In that way, the conflicting black-and-white narratives of Trump's allies and critics — who portray him as a martyr and a crook, respectively — may elide the fuzzier question of when political action becomes criminal activity.
Kim Wehle, a law professor who worked in independent counsel Kenneth Starr's office during President Bill Clinton's impeachment, said Trump's positions as a candidate and a former president don't make his actions political rather than criminal.
“To call this political, when it is about a politician, is double-speak," Wehle said. "There are plenty of politicians who have been indicted, prosecuted and convicted over American history. The fact that he is embroiled in politics does not somehow lower the standard or change the standard for prosecution from the standpoint of lawyers and the law.”
She said she believes Bragg would have indicted Trump only if he believed he could prove crimes were committed.
“If the facts are very weak and not provable beyond a reasonable doubt but a prosecutor brings a charge anyway just to make an impact politically, that would arguably be a different matter," Wehle said. "But by all accounts, Bragg is a careful and experienced prosecutor. He understands the stakes, so I doubt this will be a flimsy case.”
Before his discordantly triumphant return to the Mar-a-Lago club, Trump demonstrated his ability to shape his own story — at least for the voters who identify with his Make America Great Again set.

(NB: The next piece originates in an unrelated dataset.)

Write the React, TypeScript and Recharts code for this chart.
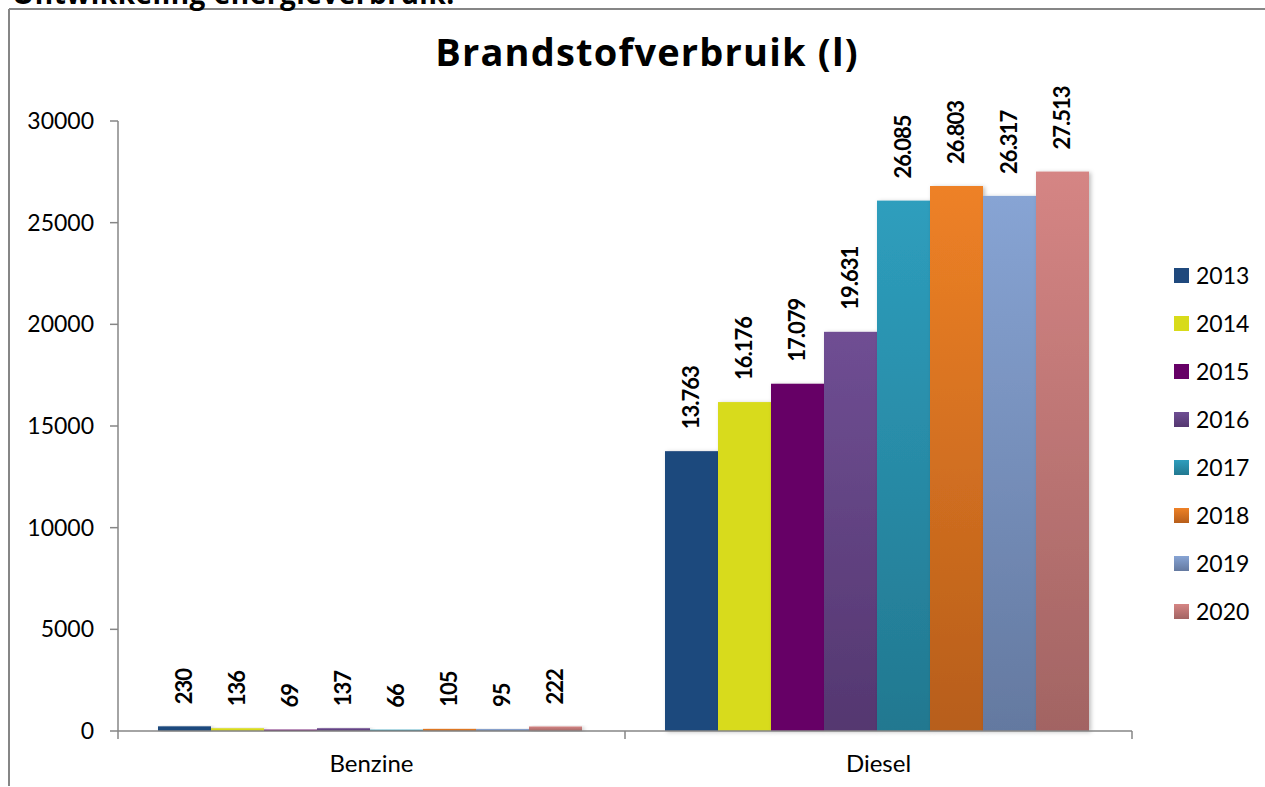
import React from 'react';
import { BarChart, Bar, XAxis, YAxis, Legend, LabelList } from 'recharts';

const categories = ['Benzine', 'Diesel'];
const years = ['2013', '2014', '2015', '2016', '2017', '2018', '2019', '2020'];
const v2013 = [230, 13763];
const v2014 = [136, 16176];
const v2015 = [69, 17079];
const v2016 = [137, 19631];
const v2017 = [66, 26085];
const v2018 = [105, 26803];
const v2019 = [95, 26317];
const v2020 = [222, 27513];
const yTicks = [0, 5000, 10000, 15000, 20000, 25000, 30000];

const seriesValues = [v2013, v2014, v2015, v2016, v2017, v2018, v2019, v2020];
const colorsTop = ['#1F497D', '#D8DB1A', '#660066', '#6F4E93', '#2E9EBD', '#EE8126', '#87A4D4', '#D58584'];
const colorsBottom = ['#1F497D', '#D8DB1A', '#660066', '#543770', '#227890', '#B75E1B', '#6479A0', '#A26463'];

const data = categories.map((c, i) => {
  const row: any = { category: c };
  years.forEach((y, j) => {
    row[y] = seriesValues[j][i];
  });
  return row;
});

const FONT = 'Lato, "Open Sans", sans-serif';
const TITLE_FONT = '"Open Sans", Lato, sans-serif';
const AXIS = '#868686';

const fmt = (n: number) => String(n).replace(/\B(?=(\d{3})+(?!\d))/g, '.');

const renderLabel = (props: any) => {
  const vb = props.viewBox || {};
  const x = props.x ?? vb.x;
  const y = props.y ?? vb.y;
  const w = props.width ?? vb.width;
  const h = props.height ?? vb.height;
  const top = Math.min(y, y + h);
  const cx = x + w / 2;
  const ly = top - 22;
  return (
    <text
      x={cx}
      y={ly}
      transform={`rotate(-90 ${cx} ${ly})`}
      textAnchor="start"
      dy="0.36em"
      fontFamily={FONT}
      fontWeight={700}
      fontSize={22}
      letterSpacing={-1}
      fill="#000"
    >
      {fmt(props.value)}
    </text>
  );
};

const CatTick = (props: any) => {
  const { x, y, payload, width, visibleTicksCount, index } = props;
  const band = width / visibleTicksCount;
  const y1 = y - 24;
  const y2 = y - 16;
  return (
    <g>
      <line x1={x - band / 2} x2={x - band / 2} y1={y1} y2={y2} stroke={AXIS} strokeWidth={1.5} />
      {index === visibleTicksCount - 1 && (
        <line x1={x + band / 2} x2={x + band / 2} y1={y1} y2={y2} stroke={AXIS} strokeWidth={1.5} />
      )}
      <text x={x} y={y} dy="0.71em" textAnchor="middle" fontFamily={FONT} fontSize={24} fill="#000">
        {payload.value}
      </text>
    </g>
  );
};

const LegendContent = () => (
  <div style={{ fontFamily: FONT, fontSize: 23, color: '#000' }}>
    {years.map((y, j) => (
      <div key={y} style={{ height: 48, display: 'flex', alignItems: 'center' }}>
        <div
          style={{
            width: 15,
            height: 15,
            background: `linear-gradient(${colorsTop[j]}, ${colorsBottom[j]})`,
            marginRight: 7,
          }}
        />
        <span style={{ lineHeight: '48px' }}>{y}</span>
      </div>
    ))}
  </div>
);

const BarShape = (p: any) => (
  <rect x={p.x} y={p.y} width={p.width} height={p.height} fill={p.fill} filter="url(#barShadow)" />
);

export default function App() {
  return (
    <div style={{ position: 'absolute', left: 0, top: 0, width: 1265, height: 787, background: '#fff' }}>
      <svg width={1265} height={787} style={{ position: 'absolute', left: 0, top: 0 }}>
        <line x1={9} y1={9} x2={1265} y2={9} stroke={AXIS} strokeWidth={2} />
        <line x1={9} y1={9} x2={9} y2={786} stroke={AXIS} strokeWidth={2} />
        <text x={12} y={4} fontFamily={TITLE_FONT} fontWeight={700} fontSize={28} letterSpacing={0.5} fill="#000">
          Ontwikkeling energieverbruik:
        </text>
        <text
          x={647}
          y={66}
          textAnchor="middle"
          fontFamily={TITLE_FONT}
          fontWeight={700}
          fontSize={38}
          letterSpacing={1.2}
          fill="#000"
        >
          Brandstofverbruik (l)
        </text>
      </svg>
      <div style={{ position: 'absolute', left: 0, top: 0 }}>
        <BarChart
          width={1265}
          height={787}
          data={data}
          margin={{ top: 121, right: 133, bottom: 16, left: 38 }}
          barCategoryGap={40}
          barGap={0}
        >
          <defs>
            {years.map((y, j) => (
              <linearGradient key={y} id={`grad${y}`} x1="0" y1="0" x2="0" y2="1">
                <stop offset="0%" stopColor={colorsTop[j]} />
                <stop offset="100%" stopColor={colorsBottom[j]} />
              </linearGradient>
            ))}
            <filter id="barShadow" x="-20%" y="-20%" width="140%" height="140%">
              <feDropShadow dx="2" dy="1" stdDeviation="2" floodColor="#000" floodOpacity="0.25" />
            </filter>
          </defs>
          <XAxis
            dataKey="category"
            height={40}
            tickSize={8}
            tickMargin={16}
            tickLine={false}
            axisLine={{ stroke: AXIS, strokeWidth: 1.5 }}
            tick={<CatTick />}
            interval={0}
          />
          <YAxis
            width={80}
            domain={[0, 30000]}
            ticks={yTicks}
            interval={0}
            tickSize={8}
            tickMargin={16}
            axisLine={{ stroke: AXIS, strokeWidth: 1.5 }}
            tickLine={{ stroke: AXIS, strokeWidth: 1.5 }}
            tick={{ fontFamily: FONT, fontSize: 23, fill: '#000' }}
          />
          <Legend
            layout="horizontal"
            align="center"
            verticalAlign="middle"
            content={<LegendContent />}
            wrapperStyle={{ left: 1174, top: 251, width: 90, height: 48 * 8 }}
          />
          {years.map((y) => (
            <Bar
              key={y}
              dataKey={y}
              name={y}
              fill={`url(#grad${y})`}
              isAnimationActive={false}
              shape={<BarShape />}
            >
              <LabelList dataKey={y} content={renderLabel} />
            </Bar>
          ))}
        </BarChart>
      </div>
    </div>
  );
}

As he rolled toward the courthouse in a caravan, Trump posted a note to his followers on the Truth Social media platform that captured both his defiance and the personal shock of the moment.

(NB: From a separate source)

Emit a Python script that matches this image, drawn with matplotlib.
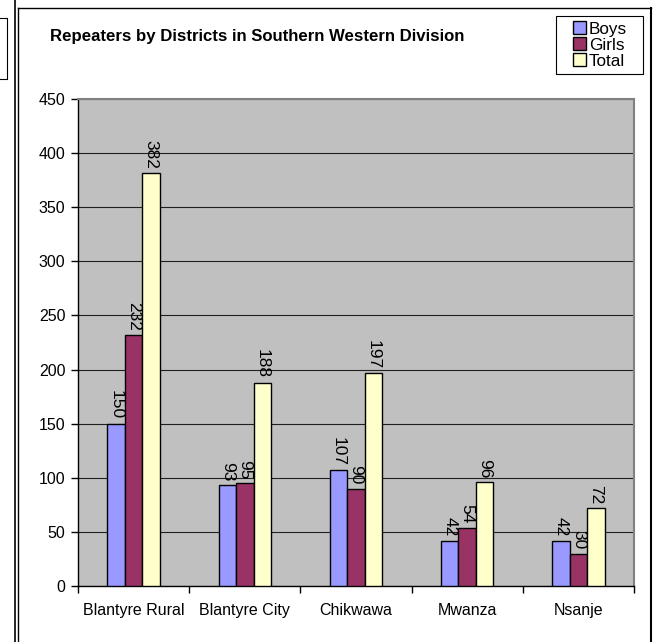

"Seems so SURREAL — WOW, they are going to ARREST ME," he wrote. "Can’t believe this is happening in America. MAGA!"
Trump wasn't subjected to posing for a mug shot during his arrest, but he mugged for news cameras when he took the stage at Mar-a-Lago. Earlier in the day, his campaign blasted an email out to supporters offering donors a shirt emblazoned with a fake Trump mug shot above the words "NOT GUILTY."
Asked whether the New York case could hurt Trump in a general election, Lake said: "Not at all. Are you kidding?"
"President Trump has been bullied every damn day since he dared to stand up for we the people," she said, adding: "He's being bullied, and you know who the victim is? We the people, and we're tired of it."
Trump found a warm embrace from the hundreds of people who came to his club to welcome him home.
Many of them wore clothes bearing Trump's name, including a group of pro-Trump bikers in sleeveless leather jackets with "45" in the center on the back — his number in the line of American presidents.
Lance Winkler, a retired church musician, said he is a Trump backer who came to the club for the first time Tuesday because of the indictment.
"It had no appeal to come here except that I’m worried about the country," Winkler said. "He was arrested today, and I’m pretty sure that it’s political."
Winkler said he believes Trump’s political opponents are setting up to steal the 2024 election — a claim connected to Trump’s false assertion that his 2020 defeat was fraudulent.
"He’ll win, but he may not be president," Winkler said of Trump’s chances if he’s the GOP nominee.
Not all of the guests at Mar-a-Lago on Tuesday are committed to Trump in 2024.
Laura Petrillo, a club member with homes in New York and Florida, said she sees the Manhattan case as a “witch hunt.” But Petrillo, a stay-at-home mom, confided she’s not sure whom she will back in the GOP primary, expressing worry that legal trouble could hinder Trump in a general election.
“I do have concerns about that,” she said.